Other champion older dirt male finalists:
Giant Expectations
Ch.h. 2013, Frost Giant–Sarahisittrue, Is It True.
Breeder: Sunrise Stable.
Owner: David Bernsen, Exline-Border Racing, Gatto Racing, Garett Zubok.
Trainer: Peter Eurton.
2019 record: 6-0-2-2. $161,500. California-based runner placed in the San Pasquale and Pat O’Brien, both Grade 2 and the latter in a photo, and was also second in the Commentator at Belmont in May. Won two Grade 2 stakes in 2017, and finished 2019 with more than $1.3 million in earnings.
Honor Up
Dk.b./br.c. 2015, To Honor And Serve–Unobstructed View, Yes It’s True.
Breeder: Gainesway Thoroughbreds.
Owner: Saratoga Seven Racing Partners.
Trainer: Michelle Nevin. 5-2-0-1. $175,480. Won the Say Florida Sandy and Haynesfield to open season, and placed in Grade 1 Carter in April. Second to runaway winner Mr. Buff in 2020 debut, the Haynesfield Stakes, at Aqueduct in February. Half-brother to stakes winner Blueridge Traveler.
Pat On The Back
Ch.h. 2014, Congrats–Accomplished, Awesome Again.
Breeder: Sugar Maple Farm.
Owner: Harold Lerner, AWC Stable, Nehoc Stable.
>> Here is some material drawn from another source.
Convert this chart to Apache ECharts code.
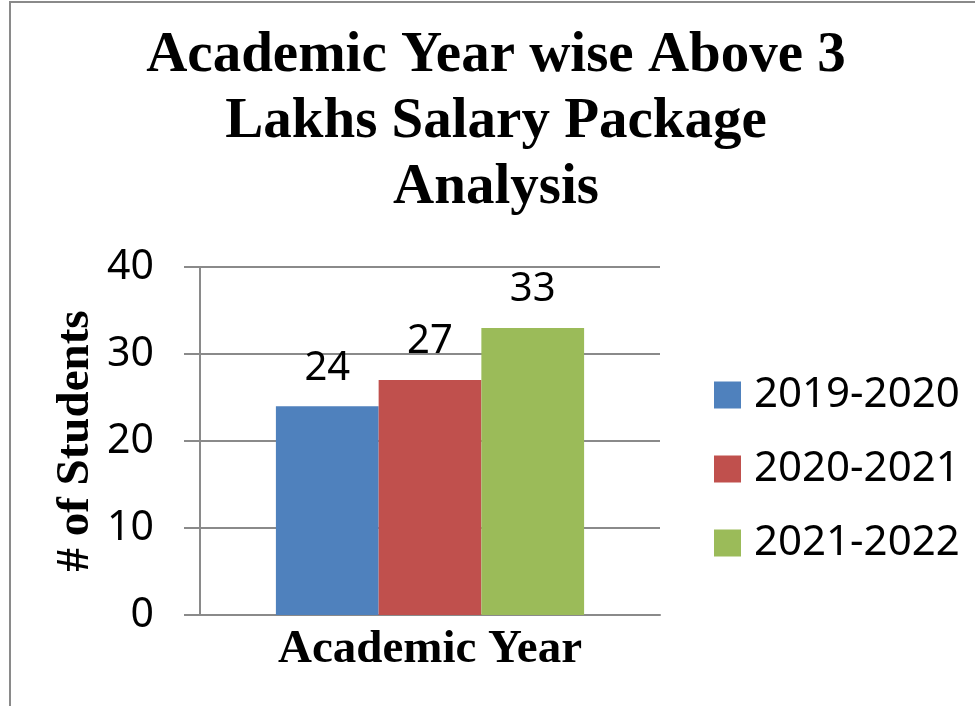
<!DOCTYPE html>
<html>
<head>
<meta charset="utf-8">
<script src="https://cdn.jsdelivr.net/npm/echarts@6/dist/echarts.min.js"></script>
<style>
  html, body { margin: 0; padding: 0; background: #fff; }
  #chart { width: 975px; height: 706px; }
</style>
</head>
<body>
<div id="chart"></div>
<script>
// data
const titleText = "Academic Year wise Above 3\nLakhs Salary Package\nAnalysis";
const categories = [""];
const seriesNames = ["2019-2020", "2020-2021", "2021-2022"];
const studentCounts = [24, 27, 33];
const seriesColors = ["#4F81BD", "#C0504D", "#9BBB59"];
const yTicks = [0, 10, 20, 30, 40];

const serif = "Liberation Serif";
const sans = "Noto Sans";
const gray = "#8a8a8a";

const chart = echarts.init(document.getElementById("chart"));

chart.setOption({
  animation: false,
  title: {
    text: titleText,
    left: 496,
    textAlign: "center",
    top: 23,
    padding: 0,
    textStyle: {
      fontFamily: serif,
      fontWeight: "bold",
      fontSize: 57,
      lineHeight: 66,
      color: "#000"
    }
  },
  legend: {
    orient: "vertical",
    left: 709,
    top: 369,
    itemWidth: 27,
    itemHeight: 27,
    itemGap: 32,
    icon: "rect",
    data: seriesNames,
    textStyle: {
      fontFamily: sans,
      fontSize: 42,
      lineHeight: 42,
      color: "#000",
      padding: [0, 0, 0, 8]
    }
  },
  grid: {
    left: 200,
    right: 315,
    top: 267,
    bottom: 91
  },
  xAxis: {
    type: "category",
    data: categories,
    name: "Academic Year",
    nameLocation: "middle",
    nameGap: 11,
    nameTextStyle: {
      fontFamily: serif,
      fontWeight: "bold",
      fontSize: 47,
      color: "#000"
    },
    axisLine: { lineStyle: { color: gray, width: 2 } },
    axisTick: { show: false },
    axisLabel: { show: false }
  },
  yAxis: {
    type: "value",
    min: yTicks[0],
    max: yTicks[yTicks.length - 1],
    interval: 10,
    name: "# of Students",
    nameLocation: "middle",
    nameGap: 101,
    nameTextStyle: {
      fontFamily: serif,
      fontWeight: "bold",
      fontSize: 47,
      color: "#000"
    },
    axisLine: { show: true, lineStyle: { color: gray, width: 2 } },
    axisTick: { show: true, length: 16, lineStyle: { color: gray, width: 2 } },
    axisLabel: {
      margin: 46,
      fontFamily: sans,
      fontSize: 41,
      color: "#000"
    },
    splitLine: { lineStyle: { color: gray, width: 2 } }
  },
  graphic: [{
    type: "rect",
    silent: true,
    shape: { x: 10, y: 2, width: 1200, height: 900 },
    style: { fill: null, stroke: gray, lineWidth: 2 }
  }],
  series: seriesNames.map((name, i) => ({
    name: name,
    type: "bar",
    data: [studentCounts[i]],
    barGap: "0%",
    barCategoryGap: "33%",
    itemStyle: { color: seriesColors[i] },
    label: {
      show: true,
      position: "top",
      distance: 18,
      fontFamily: sans,
      fontSize: 40,
      color: "#000"
    }
  }))
});
</script>
</body>
</html>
Trainer: Jeremiah Englehart.
2019 record: 6-3-0-2. $383,550. Opened with spring stakes wins in the Affirmed Success and Commentator, then finished third at Saratoga before prevailing in Grade 2 Kelso at Belmont in September. Third to division champion Mr. Buff in Empire Classic, and finished 2020 with nine lifetime wins and more than $1.1 million earned. Half-brother to stakes winner Sarah Accomplished, eight-time winner Built In A Day, seven-time winner Celebrating Sarah and six-time winner Verbosity.